With this method, the difference between a single printing using a black ink and a duotone print, was often very noticeable. Usually the highlights retained exceptional detail, mid-tones were pretty much as they would have been with a single black printing, with the shadows also showing better detail.

Then to top it all off, one had to decide whether to print your duotone with a wet on dry print run, or a wet on wet print run. Meaning you print your first grey run, dry the ink (usually with a spray of a substance similar to talcum powder), then print your second run. Or, you print the first grey run, then print the second run with the ink from the first run still wet. For the record, I prefer wet on wet, but printers (in Australia anyway) always said wet on dry was better. Printers using German Heidelberg two colour machines, mostly it seemed, printed wet on wet with outstanding results.



The apertures are self explanetery. The Gallery camera showing the front you can see the lenses, the lights (ours usually were 3000W each side).
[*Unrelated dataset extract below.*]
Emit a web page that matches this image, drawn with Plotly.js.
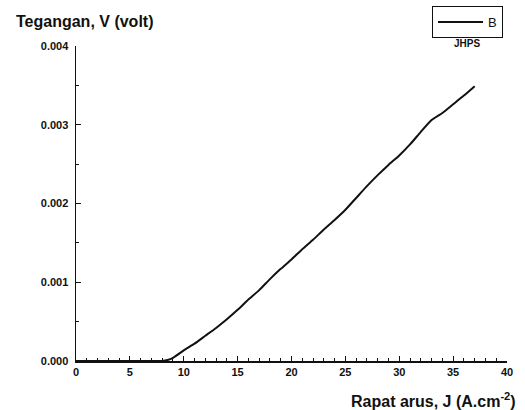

Showing the rear of a different Klimsch you can see the film being held by the operator. It looks about A2 sized, or about broadsheet size.

Looking into the camera you should see a space where (on the left on all of our cameras) the screen glass was selected and rolled out to be in front of the film negative. The round dials would be for exposure, measured in seconds and minutes if required.

We had around 20 of these cameras in various places around Melbourne, not to mention the various vertical repro cameras which were all over our various departments.

Mick.
 
We must not forget that the films used for these processes were the first to suffer from alternative electronic means. Here the decline of the halide part of the industry started.
Partly it was covered by new plate-technology.
 
We must not forget that the films used for these processes were the first to suffer from alternative electronic means. Here the decline of the halide part of the industry started.
Partly it was covered by new plate-technology.

Ah yes. Color Electronic Prepress Systems (CEPS) from Crosfield and Scitex. They got their start back in the pre-digital days.